William Beardsley Bottle Stopper

U.S. Patent Number: 317,705                           Patented: May 12, 1885

William Beardsley’s patent application was filed February 27, 1885 and specified:

I, William Beardsley, of Beacon…Iowa, have invented a new and Improved Bottle-Stopper…for bottles containing soda-water or other aerated liquids…

Figure 1 is a cross-sectional view of my improved bottle-stopper and of a bottle in part.  Fig. 2 is a plan view of the under side of the cap.

The bottle A, of any desired shape or size, is provided with an externally-screw-threaded neck, B, on which a screw-cap, C, is screwed having a central aperture, D.  On the under side of the cap C a packing, E, or leather, rubber, or other suitable material, having an aperture corresponding to the aperture D, is secured, and the bottle contains a glass or other ball-valve, F, adapted to close the aperture D.  On the inside of the bottle, in practice, a series of triangular or crescent-shaped projections, G, are formed at a greater or less distance from the neck, said projections extending continuously around the bottle.  The bottle is filled with soda-water or other aerated liquid under pressure, which forces the ball-valve against the seat formed by the packing E, thus closing the bottle.  To open the bottle the ball-valve F is pressed down and the liquid is permitted to flow out of the bottle.  When the bottle is opened, the ball F rests against the ridges or projections G, and is thus prevented from closing the opening in the cap.

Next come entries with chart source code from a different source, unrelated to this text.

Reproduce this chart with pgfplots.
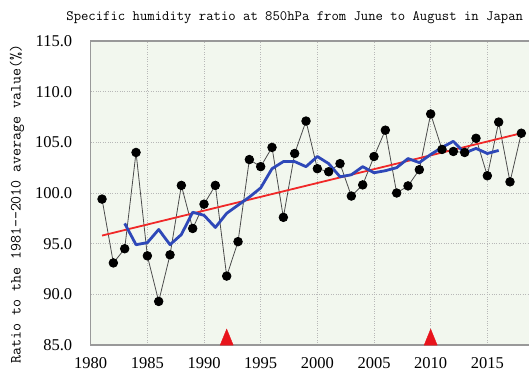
\documentclass[border=0pt]{standalone}
\usepackage{fontspec}
\setmainfont{Liberation Serif}
\newfontfamily\monofont{Latin Modern Mono}
\usepackage{pgfplots}
\pgfplotsset{compat=1.18}

\definecolor{plotbg}{HTML}{F2F7EE}
\definecolor{framegray}{HTML}{999999}
\definecolor{gridgray}{HTML}{B8B8B8}
\definecolor{meanblue}{HTML}{2E48B8}
\definecolor{trendred}{HTML}{F02828}
\definecolor{eventred}{HTML}{E8141C}

\begin{document}
\begin{tikzpicture}
% visible window: the axis runs on to 2020, the view stops a little past 2018
\path[use as bounding box] (-90.7pt,-27pt) rectangle (438.3pt,345pt);
\clip (-90.7pt,-27pt) rectangle (438.3pt,345pt);
\begin{axis}[
  at={(0pt,0pt)}, anchor=south west,
  scale only axis, width=453.3pt, height=304pt,
  xmin=1980, xmax=2020, ymin=85, ymax=115,
  xtick={1980,1985,...,2015}, ytick={85,90,...,115},
  extra x ticks={2020}, extra x tick labels={},
  axis background/.style={fill=plotbg},
  axis line style={framegray, line width=1.3pt},
  major tick length=0pt,
  grid=major,
  major grid style={gridgray, dotted, line width=0.7pt},
  tick label style={font=\fontsize{16.5}{18}\selectfont},
  /pgf/number format/assume math mode=true,
  xticklabel style={/pgf/number format/1000 sep={}, yshift=-9pt},
  yticklabel style={/pgf/number format/fixed, /pgf/number format/fixed zerofill,
                    /pgf/number format/precision=1, xshift=-15pt},
]
% annual values
\addplot[black!70, line width=0.8pt, mark=*, mark size=4.3pt,
         mark options={fill=black, draw=black}] coordinates {
  (1981,99.4) (1982,93.1) (1983,94.5) (1984,104.0) (1985,93.8)
  (1986,89.3) (1987,93.9) (1988,100.75) (1989,96.5) (1990,98.9)
  (1991,100.75) (1992,91.8) (1993,95.2) (1994,103.3) (1995,102.6)
  (1996,104.5) (1997,97.6) (1998,103.9) (1999,107.1) (2000,102.4)
  (2001,102.1) (2002,102.9) (2003,99.7) (2004,100.8) (2005,103.6)
  (2006,106.2) (2007,100.0) (2008,100.7) (2009,102.3) (2010,107.8)
  (2011,104.3) (2012,104.1) (2013,104.0) (2014,105.4) (2015,101.7)
  (2016,107.0) (2017,101.1) (2018,105.9)
};
% long-term trend
\addplot[trendred, line width=1.8pt] coordinates {(1981,95.8) (2018,105.9)};
% five-year running mean
\addplot[meanblue, line width=2.8pt, line join=round] coordinates {
  (1983,97.0) (1984,94.9) (1985,95.1) (1986,96.4) (1987,94.9)
  (1988,95.9) (1989,98.1) (1990,97.8) (1991,96.6) (1992,98.0)
  (1993,98.8) (1994,99.6) (1995,100.5) (1996,102.4) (1997,103.1)
  (1998,103.1) (1999,102.6) (2000,103.6) (2001,102.9) (2002,101.6)
  (2003,101.8) (2004,102.6) (2005,102.0) (2006,102.2) (2007,102.5)
  (2008,103.4) (2009,103.0) (2010,103.8) (2011,104.5) (2012,105.1)
  (2013,103.95) (2014,104.4) (2015,103.9) (2016,104.2)
};
% event markers on the bottom edge
\addplot[only marks, mark=triangle*, mark size=7.5pt,
         mark options={fill=eventred, draw=eventred, yscale=1.42}]
  coordinates {(1992,85.52) (2010,85.52)};
\end{axis}
\node[anchor=base, font=\monofont\fontsize{14.3}{16}\selectfont]
  at (204pt,324.3pt) {Specific humidity ratio at 850hPa from June to August in Japan};
\node[anchor=base, rotate=90, font=\monofont\fontsize{15.5}{17}\selectfont]
  at (-70pt,141pt) {Ratio to the 1981--2010 average value(\%)};
\end{tikzpicture}
\end{document}
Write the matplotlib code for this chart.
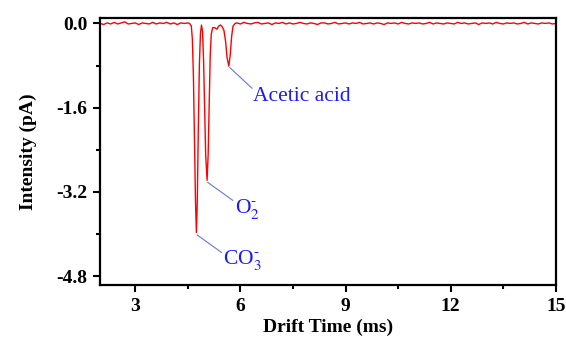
import matplotlib
matplotlib.use("Agg")
import matplotlib.pyplot as plt
from matplotlib.ticker import MultipleLocator

plt.rcParams['font.family'] = ['Liberation Serif', 'DejaVu Serif']
plt.rcParams['mathtext.fontset'] = 'stix'

# baseline before the peaks, 2.0 -> 4.5 ms, step 0.1
base_left_t = [2.0 + 0.1 * i for i in range(26)]
base_left_i = [0.00, -0.02, 0.01, -0.01, 0.02, -0.01, 0.01, 0.03, -0.01, 0.00,
               0.01, -0.02, 0.01, 0.00, -0.01, 0.02, -0.01, 0.01, 0.00, 0.02,
               -0.01, 0.01, -0.02, 0.01, 0.00, 0.01]

# peak region
peak_t = [4.55, 4.60, 4.63, 4.66, 4.69, 4.72, 4.745, 4.77, 4.80, 4.83, 4.86, 4.89,
          4.92, 4.95, 4.98, 5.01, 5.05, 5.08, 5.11, 5.14, 5.17, 5.21, 5.27, 5.33,
          5.38, 5.43, 5.48, 5.53, 5.58, 5.62, 5.67, 5.71, 5.75, 5.79, 5.85]
peak_i = [0.00, -0.05, -0.30, -1.00, -2.20, -3.40, -3.97, -3.40, -2.00, -0.80, -0.20, -0.03,
          -0.15, -0.70, -1.60, -2.50, -2.98, -2.50, -1.50, -0.60, -0.20, -0.08, -0.08, -0.11,
          -0.05, -0.03, -0.06, -0.13, -0.35, -0.65, -0.81, -0.60, -0.25, -0.05, 0.00]

# baseline after the peaks, 5.9 -> 15.0 ms, step 0.1
base_right_t = [5.9 + 0.1 * i for i in range(92)]
base_right_i = [0.01, -0.01, 0.02, 0.00, -0.01, 0.01, 0.02, -0.01, 0.00, 0.01,
                -0.02, 0.01, 0.00, 0.02, -0.01, 0.01, -0.01, 0.00, 0.02, 0.00,
                -0.01, 0.01, 0.00, -0.02, 0.01, 0.01, -0.01, 0.00, 0.02, -0.01,
                0.00, 0.01, -0.01, 0.01, 0.00, 0.02, -0.01, 0.00, 0.01, -0.01,
                0.01, 0.00, -0.02, 0.01, 0.00, 0.01, -0.01, 0.02, 0.00, -0.01,
                0.01, 0.00, 0.01, -0.01, 0.00, 0.02, -0.01, 0.01, 0.00, -0.01,
                0.01, 0.00, -0.01, 0.02, 0.00, 0.01, -0.01, 0.00, 0.01, -0.02,
                0.01, 0.00, 0.01, -0.01, 0.02, 0.00, -0.01, 0.01, 0.00, 0.01,
                -0.01, 0.00, 0.02, -0.01, 0.01, 0.00, -0.01, 0.01, 0.00, 0.01,
                -0.01, 0.00]

drift_time = base_left_t + peak_t + base_right_t
intensity = base_left_i + peak_i + base_right_i

# labels: text, peak point, line end, text position
labels = ["CO$_3^{‐}$", "O$_2^{‐}$", "Acetic acid"]
label_peak = [(4.77, -4.02), (5.07, -3.02), (5.70, -0.84)]
label_line_end = [(5.46, -4.35), (5.78, -3.36), (6.33, -1.23)]
label_pos = [(5.50, -4.50), (5.84, -3.52), (6.37, -1.38)]

fig = plt.figure(figsize=(5.66, 3.43), dpi=100)
ax = fig.add_axes([0.177, 0.169, 0.805, 0.778])

ax.plot(drift_time, intensity, color='red', lw=1.0)

for txt, p, e, pos in zip(labels, label_peak, label_line_end, label_pos):
    ax.plot([p[0], e[0]], [p[1], e[1]], color='#6a78d8', lw=0.8)
    ax.text(pos[0], pos[1], txt, color='#1a1aff', fontsize=15.5, va='center', ha='left')

ax.set_xlim(2, 15)
ax.set_ylim(-4.97, 0.1)
ax.xaxis.set_major_locator(MultipleLocator(3))
ax.xaxis.set_minor_locator(MultipleLocator(1.5))
ax.set_yticks([0.0, -1.6, -3.2, -4.8])
ax.set_yticklabels(['0.0', '-1.6', '-3.2', '-4.8'])
ax.yaxis.set_minor_locator(MultipleLocator(0.8))

ax.tick_params(which='both', direction='out', width=1.5, top=False, right=False)
ax.tick_params(which='major', length=5, pad=4)
ax.tick_params(which='minor', length=3)
for lab in ax.get_xticklabels() + ax.get_yticklabels():
    lab.set_fontweight('bold')
    lab.set_fontsize(14)
for s in ax.spines.values():
    s.set_linewidth(1.6)

ax.set_xlabel('Drift Time (ms)', fontsize=14, fontweight='bold', labelpad=3)
ax.set_ylabel('Intensity (pA)', fontsize=14, fontweight='bold', labelpad=14)

fig.savefig('out.png', dpi=100)
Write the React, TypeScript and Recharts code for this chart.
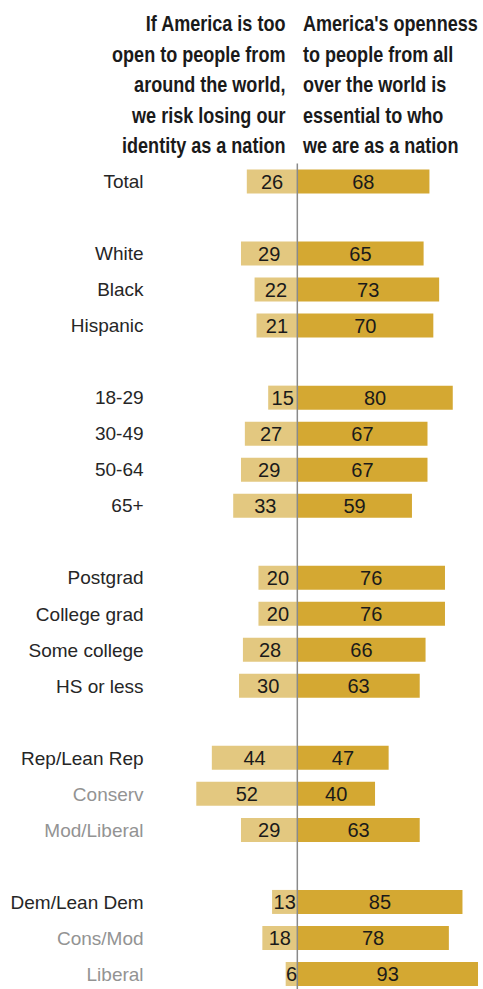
import React from 'react';
import { BarChart, Bar, XAxis, YAxis, ReferenceLine, LabelList } from 'recharts';

const categories = ['Total', '', 'White', 'Black', 'Hispanic', ' ', '18-29', '30-49', '50-64', '65+', '  ', 'Postgrad', 'College grad', 'Some college', 'HS or less', '   ', 'Rep/Lean Rep', 'Conserv', 'Mod/Liberal', '    ', 'Dem/Lean Dem', 'Cons/Mod', 'Liberal'];
const riskValues = [26, null, 29, 22, 21, null, 15, 27, 29, 33, null, 20, 20, 28, 30, null, 44, 52, 29, null, 13, 18, 6];
const opennessValues = [68, null, 65, 73, 70, null, 80, 67, 67, 59, null, 76, 76, 66, 63, null, 47, 40, 63, null, 85, 78, 93];
const subgroupLabels = ['Conserv', 'Mod/Liberal', 'Cons/Mod', 'Liberal'];
const leftHeader = ['If America is too', 'open to people from', 'around the world,', 'we risk losing our', 'identity as a nation'];
const rightHeader = ["America's openness", 'to people from all', 'over the world is', 'essential to who', 'we are as a nation'];

const data = categories.map((label, i) => ({
  label,
  risk: riskValues[i] == null ? null : -(riskValues[i] as number),
  openness: opennessValues[i],
}));

const LABEL_FONT = "'Liberation Sans', Arial, sans-serif";
const HEADER_FONT = "'Liberation Sans', Arial, sans-serif";

const CategoryTick = (props: any) => {
  const { x, y, payload } = props;
  const v = String(payload.value);
  const gray = subgroupLabels.includes(v);
  return (
    <text x={x} y={y} dy="0.355em" textAnchor="end" fontSize={19} fontFamily={LABEL_FONT} fill={gray ? '#939393' : '#262626'}>
      {v.trim()}
    </text>
  );
};

const fmt = (v: any) => (v == null ? '' : Math.abs(v));

export default function App() {
  const headerStyle: React.CSSProperties = {
    position: 'absolute',
    top: 9,
    fontFamily: HEADER_FONT,
    fontWeight: 700,
    fontSize: 22,
    lineHeight: '30.5px',
    color: '#1a1a1a',
    whiteSpace: 'nowrap',
    transform: 'scaleX(0.82)',
  };
  return (
    <div style={{ position: 'absolute', left: 0, top: 0, width: 483, height: 992, background: '#fff' }}>
      <div style={{ ...headerStyle, right: 483 - 285, textAlign: 'right', transformOrigin: 'right top' }}>
        {leftHeader.map((l, i) => (
          <div key={i}>{l}</div>
        ))}
      </div>
      <div style={{ ...headerStyle, left: 303, textAlign: 'left', transformOrigin: 'left top' }}>
        {rightHeader.map((l, i) => (
          <div key={i}>{l}</div>
        ))}
      </div>
      <div style={{ position: 'absolute', left: 0, top: 0 }}>
        <BarChart
          width={483}
          height={992}
          data={data}
          layout="vertical"
          stackOffset="sign"
          margin={{ top: 163.5, right: 1.1, bottom: 0, left: 0 }}
        >
          <XAxis type="number" domain={[-75, 95]} hide />
          <YAxis
            type="category"
            dataKey="label"
            width={151.6}
            axisLine={false}
            tickLine={false}
            interval={0}
            tick={<CategoryTick />}
          />
          <Bar dataKey="risk" stackId="a" fill="#E3C880" barSize={24} isAnimationActive={false}>
            <LabelList dataKey="risk" position="center" formatter={fmt} fontSize={20} fontFamily={LABEL_FONT} fill="#1a1a1a" />
          </Bar>
          <Bar dataKey="openness" stackId="a" fill="#D4A832" barSize={24} isAnimationActive={false}>
            <LabelList dataKey="openness" position="center" formatter={fmt} fontSize={20} fontFamily={LABEL_FONT} fill="#1a1a1a" />
          </Bar>
          <ReferenceLine x={0} stroke="#8a8a8a" strokeWidth={1.5} ifOverflow="extendDomain" />
        </BarChart>
      </div>
    </div>
  );
}
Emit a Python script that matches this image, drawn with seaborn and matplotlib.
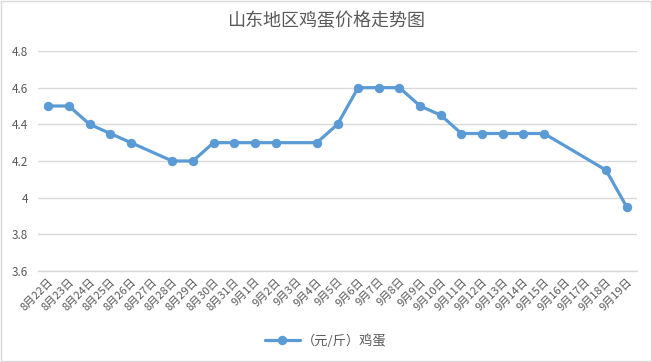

William Beardsley was a druggist and soda bottler in Beacon, Iowa.  In addition to using bottles that utilized Hutchinson’s Patent Spring Stopper, Beardsley also designed and patented the unusual closure illustrated and described above.  Of particular interest is the screw-cap, apparently designed to help prevent leakage, prevent contamination of the bottle’s contents, and provide consumers with a convenient method for resealing a partially consumed bottle on a short-term basis.  Leakage, contamination, and resealing were challenges faced by all bottlers during the Hutchinson era.  No bottlers other than Beardsley are known to have used this bottle-stopper.